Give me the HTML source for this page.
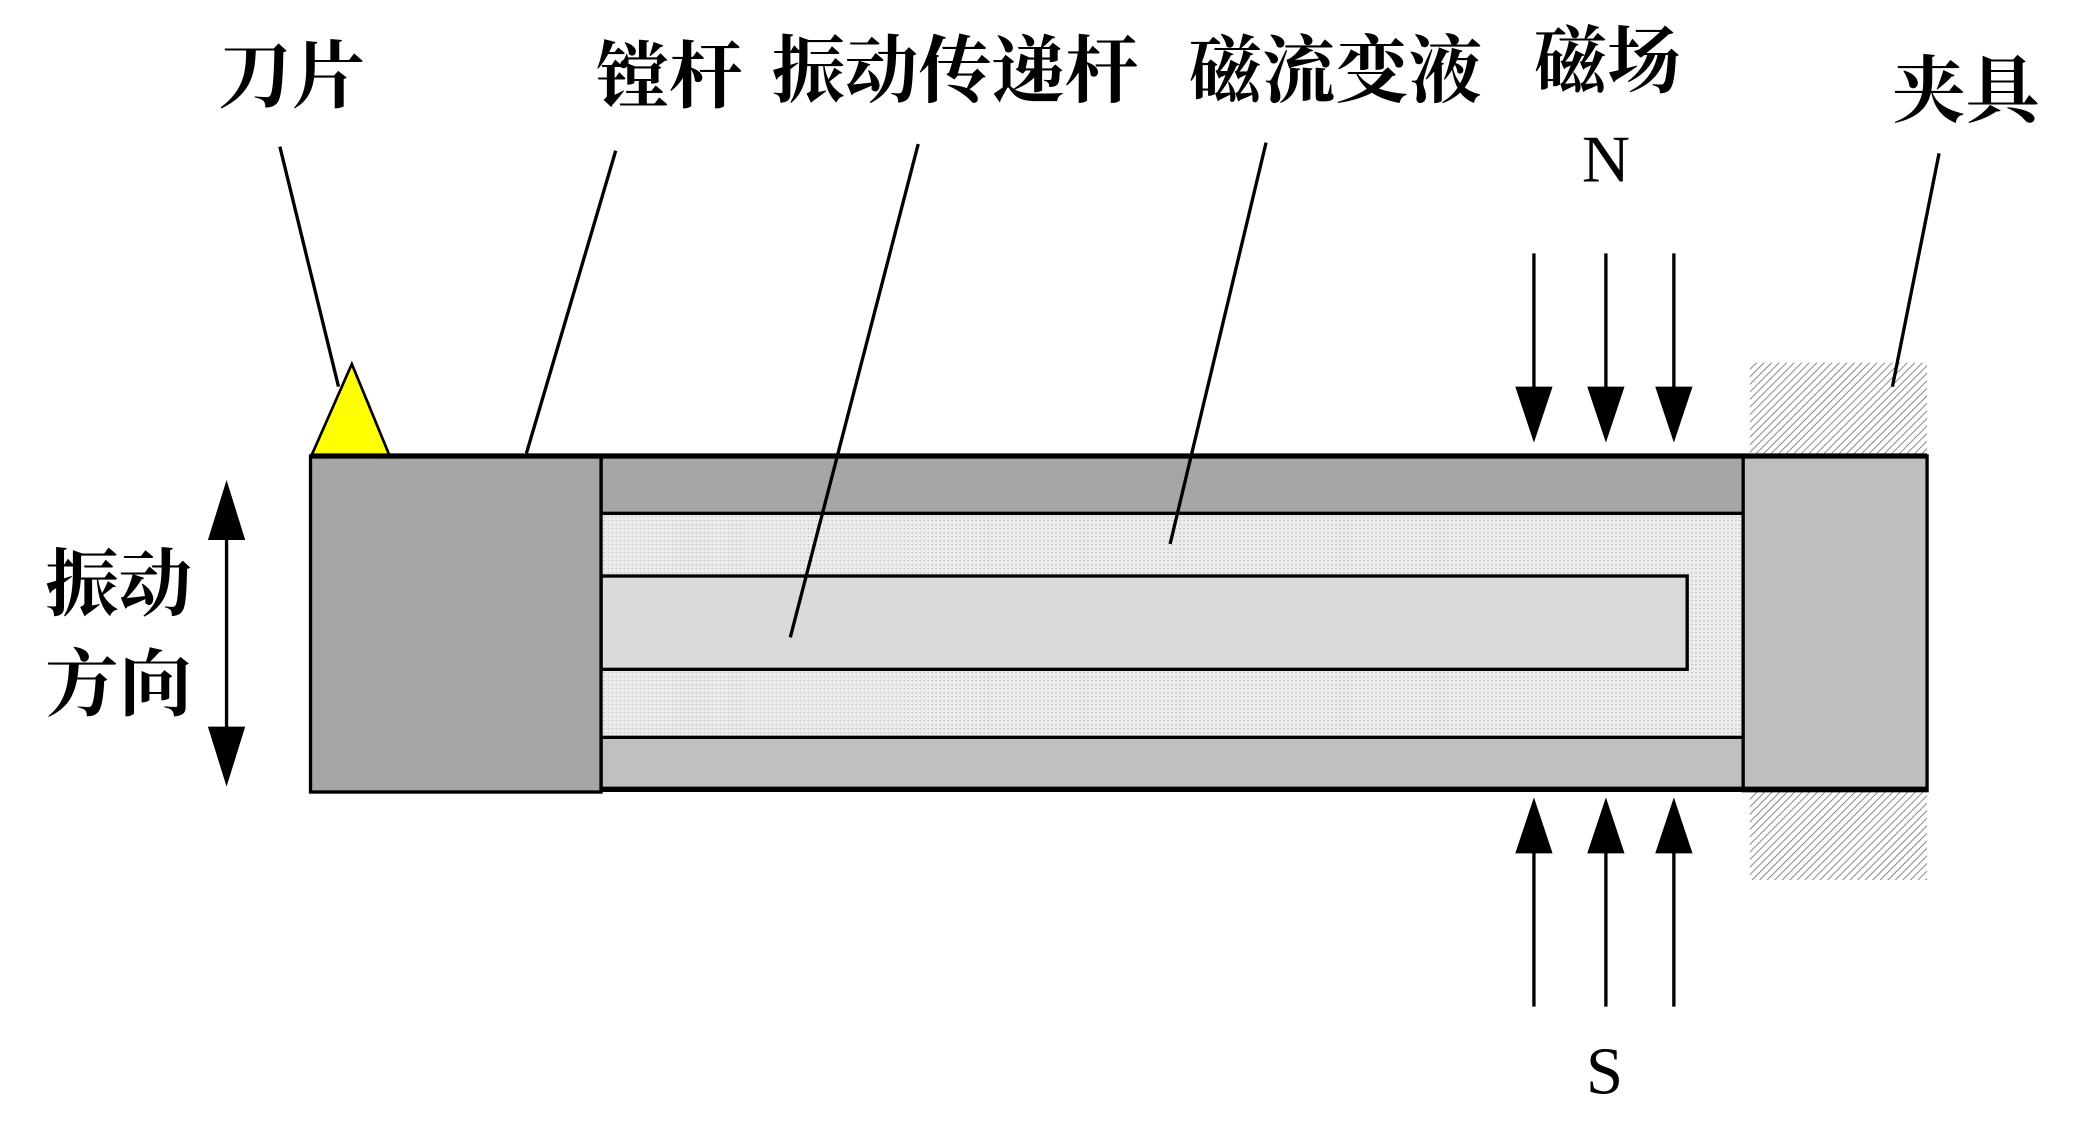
<!DOCTYPE html>
<html><head><meta charset="utf-8"><style>
html,body{margin:0;padding:0;background:#fff;width:2079px;height:1144px;overflow:hidden}
svg{display:block}
text{font-family:"Liberation Serif","Noto Serif CJK SC","Noto Sans CJK SC",serif;fill:#000}
</style></head><body>
<svg width="2079" height="1144" viewBox="0 0 1560 858" preserveAspectRatio="none">
<defs>
<pattern id="h" width="4" height="4" patternUnits="userSpaceOnUse" patternTransform="rotate(45)">
<rect width="4" height="4" fill="#fff"/><line x1="0" y1="0" x2="0" y2="4" stroke="#777" stroke-width="1.3"/>
</pattern>
<pattern id="d" width="3" height="3" patternUnits="userSpaceOnUse">
<rect width="3" height="3" fill="#ececec"/><rect width="1" height="1" fill="#bbb"/>
</pattern>
</defs>
<rect x="1313" y="272" width="133" height="70" fill="url(#h)"/>
<rect x="1313" y="593" width="133" height="67" fill="url(#h)"/>
<rect x="451" y="385" width="857" height="168" fill="url(#d)"/>
<rect x="451" y="342" width="857" height="43" fill="#a6a6a6" stroke="#000" stroke-width="2.5"/>
<rect x="451" y="553" width="857" height="39" fill="#c0c0c0" stroke="#000" stroke-width="2.5"/>
<rect x="451" y="432" width="815" height="70" fill="#dadada" stroke="#000" stroke-width="2.5"/>
<rect x="233" y="342" width="218" height="252" fill="#a6a6a6" stroke="#000" stroke-width="2.5"/>
<rect x="1308" y="342" width="138" height="251" fill="#bfbfbf" stroke="#000" stroke-width="2.5"/>
<line x1="233" y1="342" x2="1446" y2="342" stroke="#000" stroke-width="4"/>
<line x1="451" y1="592" x2="1446" y2="592" stroke="#000" stroke-width="4"/>
<polygon points="234,341 292,341 264,273" fill="#ffff00" stroke="#000" stroke-width="2"/>
<g stroke="#000" stroke-width="2.5">
<line x1="210" y1="110" x2="254" y2="290"/>
<line x1="462" y1="113" x2="395" y2="340"/>
<line x1="689" y1="108" x2="593" y2="478"/>
<line x1="950" y1="107" x2="878" y2="408"/>
<line x1="1455" y1="115" x2="1420" y2="290"/>
<line x1="170" y1="400" x2="170" y2="550"/>
<line x1="1151" y1="190" x2="1151" y2="295"/><line x1="1205" y1="190" x2="1205" y2="295"/><line x1="1256" y1="190" x2="1256" y2="295"/>
<line x1="1151" y1="635" x2="1151" y2="755"/><line x1="1205" y1="635" x2="1205" y2="755"/><line x1="1256" y1="635" x2="1256" y2="755"/>
</g>
<g fill="#000">
<polygon points="156,405 184,405 170,360"/>
<polygon points="156,545 184,545 170,590"/>
<polygon points="1137,290 1165,290 1151,332"/>
<polygon points="1191,290 1219,290 1205,332"/>
<polygon points="1242,290 1270,290 1256,332"/>
<polygon points="1137,640 1165,640 1151,598"/>
<polygon points="1191,640 1219,640 1205,598"/>
<polygon points="1242,640 1270,640 1256,598"/>
</g>
<g font-size="55" font-weight="bold">
<text x="164" y="76">刀片</text>
<text x="447" y="76">镗杆</text>
<text x="579" y="72">振动传递杆</text>
<text x="892" y="72">磁流变液</text>
<text x="1151" y="65">磁场</text>
<text x="1420" y="87">夹具</text>
<text x="34" y="457">振动</text>
<text x="34" y="532">方向</text>
</g>
<text x="1205" y="136" font-size="50" text-anchor="middle">N</text>
<text x="1204" y="820" font-size="50" text-anchor="middle">S</text>
</svg>
</body></html>
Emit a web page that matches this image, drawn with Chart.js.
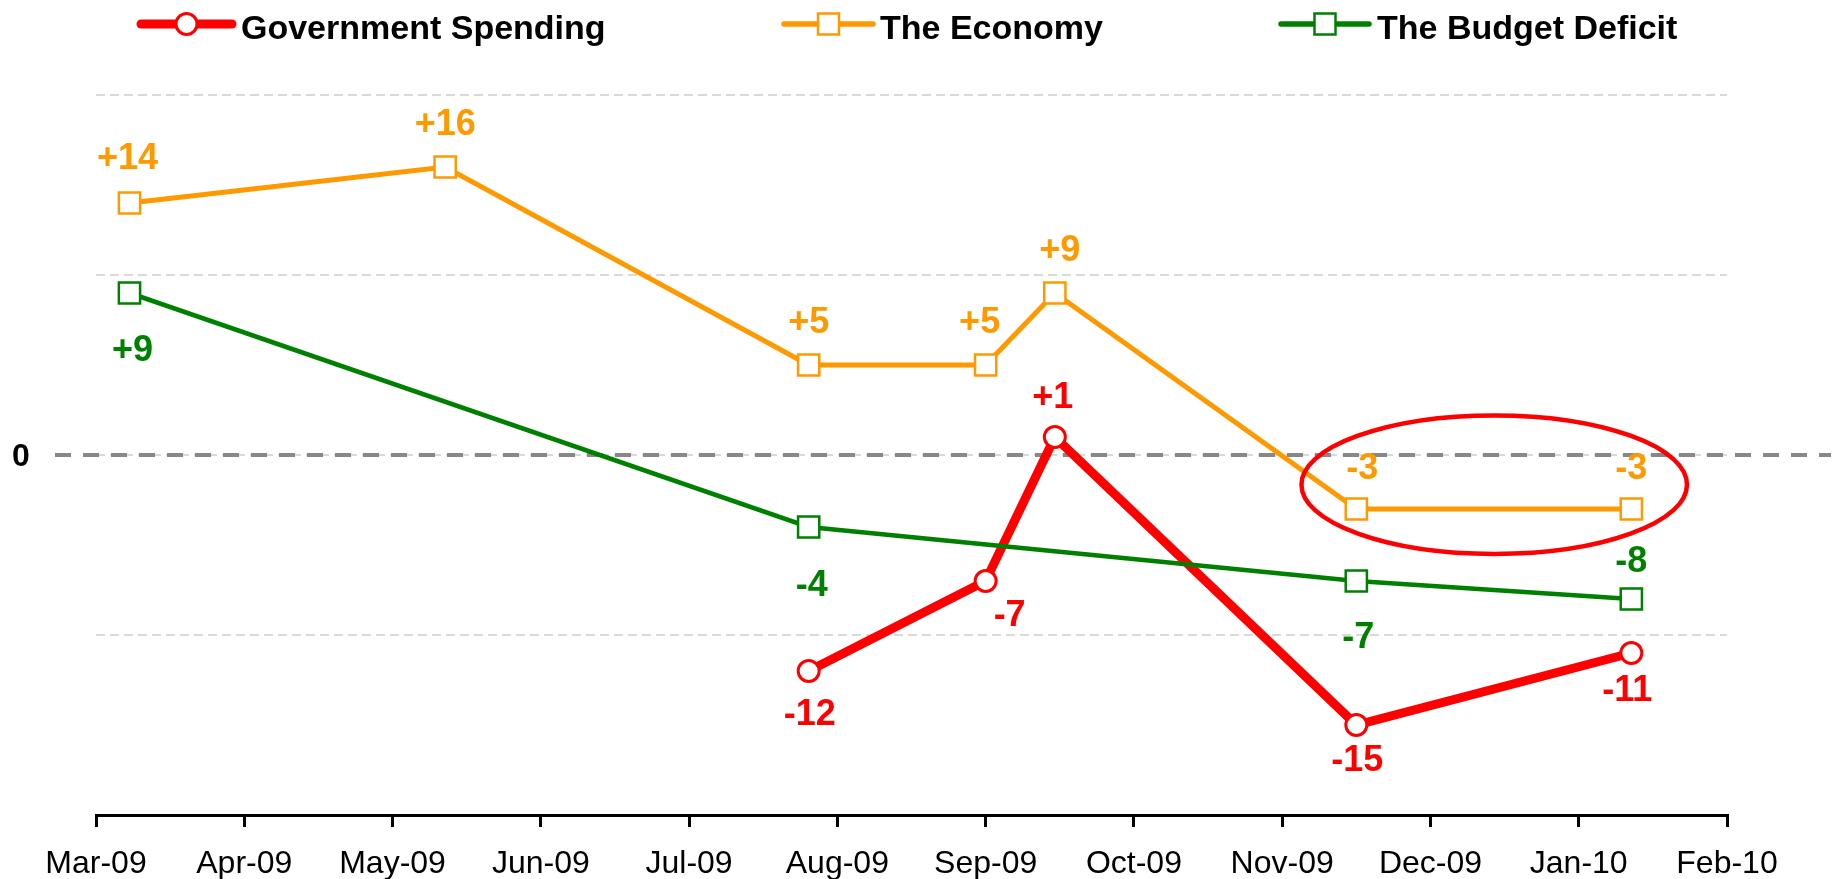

#### Exercise brief
Lines containing the string "this" should be counted; reply with their number and nothing more.

#### Solution to the problem
2